BSI Mobile Masih Eror, Regulator Diimbau Perkuat Aturan Keamanan Siber
Aplikasi perbankan BSI Mobile milik PT Bank Syariah Indonesia Tbk ternyata masih mengalami gangguan sejak Senin malam (8/5) hingga Rabu (10/5). Ahli keamanan siber mengimbau regulator untuk memperketat aturan terkait keamanan siber di industri perbankan.
Di Twitter, beberapa nasabah BSI mencuit berbagai keluhan karena tak bisa menggunakan BSI Mobile milik mereka.
"Hari ketiga BSI mobile eror, sedangkan aku tidak punya kartu karena tertelan, uangku di sana semua," cuit @Sofia********** pada Rabu pagi (10/5).
"BSI Mobile cuma bisa cek saldo saja, tidak bisa transfer atau apapun, sebel banget, pasti langsung keluar sendiri aplikasinya," ujar @luv**** melalui akun Twitternya.
Padahal sebelumnya, manajemen BSI mengkonfirmasi bahwa sistem perbankan di 1.200 unit ATM BSI sudah pulih. Kantor-kantor BSI juga kembali beroperasi secara bertahap. Menurut manajemen BSI, gangguan pada jaringan terjadi karena adanya perbaikan sistem perbankan.

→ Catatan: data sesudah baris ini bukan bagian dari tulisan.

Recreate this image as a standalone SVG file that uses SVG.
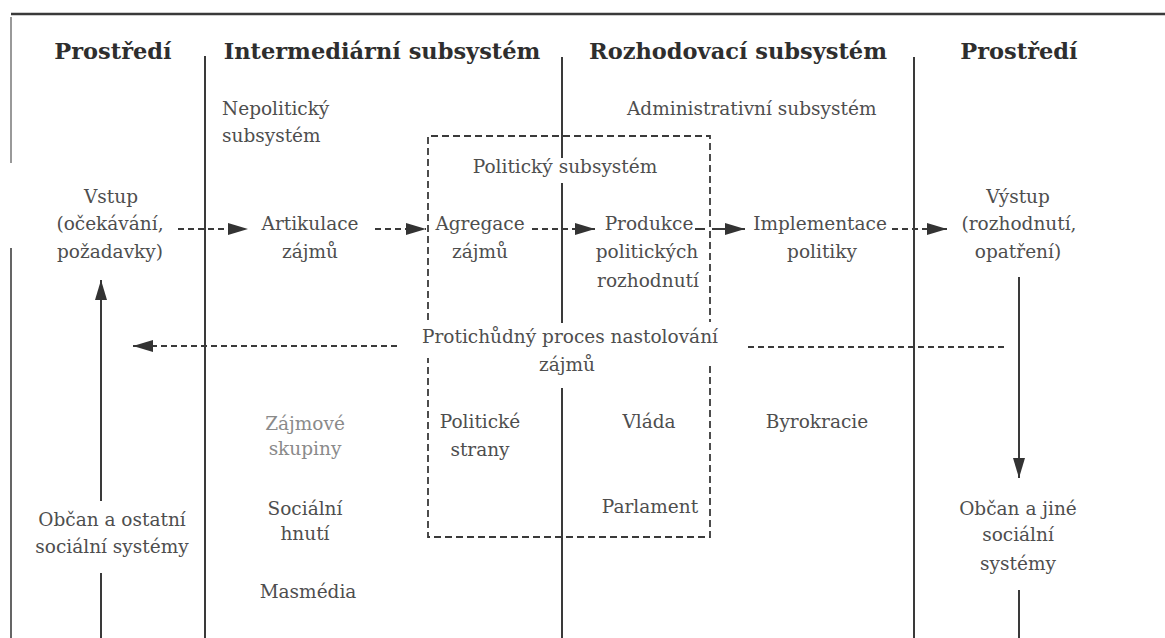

Pakar Keamanan Siber sekaligus Ketua Indonesia Cyber Security Forum atau ICSF Ardi Sutedja mengatakan, gangguan sistem perbankan BSI terindikasi diakibatkan oleh paralisis siber atau kelumpuhan siber.
Menurut dia, hampir seluruh serangan siber yang terjadi di Indonesia belum masuk tahap yang destruktif, melainkan masih bersifat melumpuhkan atau paralisis.
"Namun dari indikator ini saja kita bisa melihat tingginya kerentanan siber Indonesia. Bahkan lebih berbahaya ketimbang indikator indeks yang selama ini kita baca bersama dari berbagai sumber," ujar Ardi kepada Katadata.co.id, Rabu (10/5).
Dalam hal ini, regulator tidak menerapkan aturan terkait risiko keamanan siber beserta sanksinya secara spesifik. Di dalam peraturan, regulator hanya menetapkan langkah antisipasi risiko keamanan siber sebelum peristiwa terjadi, tetapi tidak secara ketat memberi sanksi jika risiko keamanan siber pada sistem perbankan terjadi.
"Tapi sesudah insiden tampaknya (aturan) masih sangat lemah bahkan nihil," katanya.
Maka itu, pria yang juga menjabat Principal Chief Executive Officer (CEO) Indonesia Cyber Services ini mengimbau regulator untuk mengatur risiko keamanan siber secara lebih ketat.
Regulator di industri digital terbagi menjadi berikut ini :
1. Regulator terkait aplikasi, software dan platform berada di bawah Direktortat Jenderal Aplikasi Informatika Kementerian Komunikasi dan Informatika atau Ditjen Aptika Kominfo.
2. Regulator terkait sektor industri keuangan berada di bawah Bank Indonesia (BI) dan Otoritas Jasa Keuangan (OJK).
3. Regulator terkait keamanan siber teknis dan preventif berada di bawah Badan Siber dan Sandi Negara (BSSN).
4. Regulator terkait penegakkan hukum pidana berada di bawah Polri.
Sebelumnya, Ardi menjelaskan simtom paralisis siber merupakan tipikal serangan siber yang terjadi beberapa tahun belakangan ini, biasanya menjelang pengujung pekan atau hari libur. "Walaupun untuk memastikanya perlu audit forensik digital yang menghabiskan waktu," ujar Ardi kepada Katadata.
Ardi menjelaskan gangguan ini disebut sebagai paralisis karena bersifat melumpuhkan dan mengarah pada destruksi reputasi. "Bentuk paralisis bisa beragam," katanya.
Menurut Ardi, setiap paralisis siber yang terjadi di semua industri pasti memiliki beragam risiko, baik untuk institusi maupun pelanggannya.
Untuk industri perbankan, risiko yang muncul akibat paralisis ini bisa berupa, gagal menarik dana untuk waktu tertentu yang berimbas pada kekecewaan dan kemarahan nasabah.
Pada akhirnya, hal ini bisa membuat nasabah menarik dananya. Terkait penyebab paralisis siber, kondisi ini merupakan masalah klasik yang terkait dengan kebiasaan manusia.
"Jadi bukan bergantung dari teknologi," ujarnya. Pencegahan bisa dilakukan melalui upaya kedisiplinan manusia yang mengelola sistem perbankan tersebut.